** Start of Record excerpts **

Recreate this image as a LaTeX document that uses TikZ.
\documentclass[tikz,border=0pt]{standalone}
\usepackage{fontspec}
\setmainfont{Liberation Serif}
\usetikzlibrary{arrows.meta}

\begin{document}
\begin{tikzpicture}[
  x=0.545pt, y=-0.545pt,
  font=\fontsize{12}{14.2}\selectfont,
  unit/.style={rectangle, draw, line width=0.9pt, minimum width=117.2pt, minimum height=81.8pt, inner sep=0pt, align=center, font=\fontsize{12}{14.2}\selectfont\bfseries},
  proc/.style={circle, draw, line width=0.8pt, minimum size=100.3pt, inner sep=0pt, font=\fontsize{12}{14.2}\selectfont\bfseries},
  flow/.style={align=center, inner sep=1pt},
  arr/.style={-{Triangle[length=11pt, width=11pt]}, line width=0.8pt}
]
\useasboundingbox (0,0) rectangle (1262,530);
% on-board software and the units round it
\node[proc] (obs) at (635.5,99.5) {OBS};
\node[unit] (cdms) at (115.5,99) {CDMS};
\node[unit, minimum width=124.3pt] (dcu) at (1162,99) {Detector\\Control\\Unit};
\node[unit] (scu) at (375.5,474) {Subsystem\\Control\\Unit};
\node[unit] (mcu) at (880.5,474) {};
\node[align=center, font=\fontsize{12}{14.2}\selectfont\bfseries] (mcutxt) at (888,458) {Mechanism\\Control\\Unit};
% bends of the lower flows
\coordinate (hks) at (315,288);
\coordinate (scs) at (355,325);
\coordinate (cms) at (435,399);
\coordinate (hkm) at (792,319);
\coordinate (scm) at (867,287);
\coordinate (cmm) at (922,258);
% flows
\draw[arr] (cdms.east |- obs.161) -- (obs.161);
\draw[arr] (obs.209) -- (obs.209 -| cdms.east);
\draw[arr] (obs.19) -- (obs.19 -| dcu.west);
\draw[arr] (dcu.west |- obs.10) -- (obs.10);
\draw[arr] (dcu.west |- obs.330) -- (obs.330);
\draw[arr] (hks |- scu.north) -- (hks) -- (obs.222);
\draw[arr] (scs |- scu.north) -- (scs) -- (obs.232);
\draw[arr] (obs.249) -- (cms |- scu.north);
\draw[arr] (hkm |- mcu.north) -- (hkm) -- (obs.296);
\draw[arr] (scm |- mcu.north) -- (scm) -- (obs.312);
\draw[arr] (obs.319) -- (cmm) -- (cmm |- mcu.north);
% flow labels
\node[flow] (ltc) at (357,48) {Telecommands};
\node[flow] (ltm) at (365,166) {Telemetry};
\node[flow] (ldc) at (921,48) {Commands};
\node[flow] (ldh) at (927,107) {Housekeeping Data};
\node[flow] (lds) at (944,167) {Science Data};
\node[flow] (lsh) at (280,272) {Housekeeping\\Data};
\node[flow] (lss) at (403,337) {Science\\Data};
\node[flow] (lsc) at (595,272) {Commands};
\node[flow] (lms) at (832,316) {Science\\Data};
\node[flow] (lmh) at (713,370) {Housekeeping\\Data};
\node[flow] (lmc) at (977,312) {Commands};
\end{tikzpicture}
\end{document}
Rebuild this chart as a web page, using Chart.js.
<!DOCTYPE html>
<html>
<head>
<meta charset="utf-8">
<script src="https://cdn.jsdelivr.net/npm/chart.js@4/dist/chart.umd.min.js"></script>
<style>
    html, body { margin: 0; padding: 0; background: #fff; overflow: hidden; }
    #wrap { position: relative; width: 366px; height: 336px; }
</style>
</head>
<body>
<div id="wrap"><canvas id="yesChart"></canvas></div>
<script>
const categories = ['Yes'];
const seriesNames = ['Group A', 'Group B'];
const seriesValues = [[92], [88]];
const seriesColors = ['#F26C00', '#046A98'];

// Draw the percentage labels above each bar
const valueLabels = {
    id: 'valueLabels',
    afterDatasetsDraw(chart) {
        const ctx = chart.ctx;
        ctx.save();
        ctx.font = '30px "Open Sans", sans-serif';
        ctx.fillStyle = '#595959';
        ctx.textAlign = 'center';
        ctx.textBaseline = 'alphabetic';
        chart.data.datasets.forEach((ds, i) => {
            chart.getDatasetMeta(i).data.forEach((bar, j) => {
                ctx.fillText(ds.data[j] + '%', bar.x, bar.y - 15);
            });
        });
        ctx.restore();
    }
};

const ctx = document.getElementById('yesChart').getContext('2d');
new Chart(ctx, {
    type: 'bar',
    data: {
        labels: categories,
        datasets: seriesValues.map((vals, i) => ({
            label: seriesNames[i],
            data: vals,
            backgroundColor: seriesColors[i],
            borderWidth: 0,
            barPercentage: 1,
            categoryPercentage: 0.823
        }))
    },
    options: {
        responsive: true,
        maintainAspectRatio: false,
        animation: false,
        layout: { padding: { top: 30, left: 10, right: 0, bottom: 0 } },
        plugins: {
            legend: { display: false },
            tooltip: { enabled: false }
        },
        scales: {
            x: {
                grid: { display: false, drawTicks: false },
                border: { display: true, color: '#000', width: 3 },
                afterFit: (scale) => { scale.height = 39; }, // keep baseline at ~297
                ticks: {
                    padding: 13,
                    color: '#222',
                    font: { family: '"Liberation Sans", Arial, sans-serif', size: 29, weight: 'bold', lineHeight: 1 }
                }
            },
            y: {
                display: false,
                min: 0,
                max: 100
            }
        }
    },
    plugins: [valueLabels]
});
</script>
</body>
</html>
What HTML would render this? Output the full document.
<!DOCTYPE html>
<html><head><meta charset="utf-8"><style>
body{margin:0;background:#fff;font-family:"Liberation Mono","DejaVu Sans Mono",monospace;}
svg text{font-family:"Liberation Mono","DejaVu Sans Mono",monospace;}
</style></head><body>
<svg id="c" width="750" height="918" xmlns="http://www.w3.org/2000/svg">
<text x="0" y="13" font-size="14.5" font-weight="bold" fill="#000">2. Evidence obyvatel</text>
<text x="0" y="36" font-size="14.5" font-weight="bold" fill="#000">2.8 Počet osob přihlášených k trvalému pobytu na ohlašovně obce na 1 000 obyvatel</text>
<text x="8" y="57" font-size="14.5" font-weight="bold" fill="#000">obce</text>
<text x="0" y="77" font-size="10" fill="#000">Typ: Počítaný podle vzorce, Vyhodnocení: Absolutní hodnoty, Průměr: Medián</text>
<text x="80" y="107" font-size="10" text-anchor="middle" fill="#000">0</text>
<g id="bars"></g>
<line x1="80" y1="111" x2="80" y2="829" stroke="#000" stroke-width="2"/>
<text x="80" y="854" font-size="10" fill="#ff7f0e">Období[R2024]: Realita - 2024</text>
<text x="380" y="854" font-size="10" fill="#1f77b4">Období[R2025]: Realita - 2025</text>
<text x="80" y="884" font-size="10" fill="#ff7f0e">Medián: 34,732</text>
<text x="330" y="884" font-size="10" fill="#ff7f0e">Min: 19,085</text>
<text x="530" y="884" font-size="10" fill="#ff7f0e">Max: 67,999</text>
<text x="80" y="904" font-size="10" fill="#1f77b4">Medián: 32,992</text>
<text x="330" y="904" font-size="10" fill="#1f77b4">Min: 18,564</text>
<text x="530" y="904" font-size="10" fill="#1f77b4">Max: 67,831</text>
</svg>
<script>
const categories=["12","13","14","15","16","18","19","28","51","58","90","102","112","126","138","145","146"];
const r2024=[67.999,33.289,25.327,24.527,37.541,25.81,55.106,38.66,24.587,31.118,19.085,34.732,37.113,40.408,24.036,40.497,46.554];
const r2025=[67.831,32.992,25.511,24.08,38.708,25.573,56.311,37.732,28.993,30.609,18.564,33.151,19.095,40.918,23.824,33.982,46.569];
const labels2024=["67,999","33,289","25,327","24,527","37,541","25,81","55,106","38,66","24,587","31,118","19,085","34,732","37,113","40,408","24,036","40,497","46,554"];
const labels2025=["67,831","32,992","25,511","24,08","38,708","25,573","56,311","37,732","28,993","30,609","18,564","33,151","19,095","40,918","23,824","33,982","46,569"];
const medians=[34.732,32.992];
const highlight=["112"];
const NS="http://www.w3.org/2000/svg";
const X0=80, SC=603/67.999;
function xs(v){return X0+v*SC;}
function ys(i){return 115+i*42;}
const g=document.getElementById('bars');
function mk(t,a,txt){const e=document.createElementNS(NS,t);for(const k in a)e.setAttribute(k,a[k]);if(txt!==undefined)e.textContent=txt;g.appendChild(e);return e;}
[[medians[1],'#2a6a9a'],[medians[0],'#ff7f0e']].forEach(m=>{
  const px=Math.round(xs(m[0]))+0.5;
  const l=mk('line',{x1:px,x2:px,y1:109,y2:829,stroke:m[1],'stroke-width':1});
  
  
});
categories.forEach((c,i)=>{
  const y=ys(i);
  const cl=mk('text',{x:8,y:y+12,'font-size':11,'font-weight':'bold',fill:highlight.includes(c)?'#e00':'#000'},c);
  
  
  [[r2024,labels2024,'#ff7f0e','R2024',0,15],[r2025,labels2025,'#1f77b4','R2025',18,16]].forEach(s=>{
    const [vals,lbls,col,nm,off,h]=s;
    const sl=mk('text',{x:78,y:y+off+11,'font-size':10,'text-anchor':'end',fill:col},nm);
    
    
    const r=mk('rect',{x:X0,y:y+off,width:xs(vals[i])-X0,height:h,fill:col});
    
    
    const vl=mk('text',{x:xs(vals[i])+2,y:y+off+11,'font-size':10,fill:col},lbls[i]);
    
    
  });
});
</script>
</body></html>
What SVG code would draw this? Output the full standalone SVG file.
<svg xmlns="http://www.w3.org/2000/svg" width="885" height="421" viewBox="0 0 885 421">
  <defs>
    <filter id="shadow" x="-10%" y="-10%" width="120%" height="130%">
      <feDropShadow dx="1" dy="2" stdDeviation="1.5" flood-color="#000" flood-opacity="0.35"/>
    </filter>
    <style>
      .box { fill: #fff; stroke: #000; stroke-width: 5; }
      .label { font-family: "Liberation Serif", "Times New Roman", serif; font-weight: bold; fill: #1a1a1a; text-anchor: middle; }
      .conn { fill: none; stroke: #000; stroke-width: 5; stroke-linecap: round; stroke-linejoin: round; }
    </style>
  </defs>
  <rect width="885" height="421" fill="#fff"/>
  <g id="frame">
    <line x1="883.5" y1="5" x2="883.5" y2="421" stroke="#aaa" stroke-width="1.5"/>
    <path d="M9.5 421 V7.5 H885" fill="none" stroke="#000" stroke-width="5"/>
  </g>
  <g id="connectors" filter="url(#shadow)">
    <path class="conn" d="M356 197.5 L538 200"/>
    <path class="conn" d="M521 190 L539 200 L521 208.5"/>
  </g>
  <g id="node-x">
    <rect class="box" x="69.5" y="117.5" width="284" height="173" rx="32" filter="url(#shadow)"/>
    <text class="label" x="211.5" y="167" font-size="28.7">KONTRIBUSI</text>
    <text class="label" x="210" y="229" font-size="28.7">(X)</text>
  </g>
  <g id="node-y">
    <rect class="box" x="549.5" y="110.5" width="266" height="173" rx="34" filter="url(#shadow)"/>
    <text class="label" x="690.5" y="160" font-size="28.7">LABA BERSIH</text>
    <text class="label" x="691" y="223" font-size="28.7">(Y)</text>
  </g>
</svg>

** End of Record excerpts **

▶ _Exercise details_: Write out every line of the preceding listing that contains "this".

▶ _The completed task_:
Recreate this image as a LaTeX document that uses TikZ.
Rebuild this chart as a web page, using Chart.js.
What HTML would render this? Output the full document.
What SVG code would draw this? Output the full standalone SVG file.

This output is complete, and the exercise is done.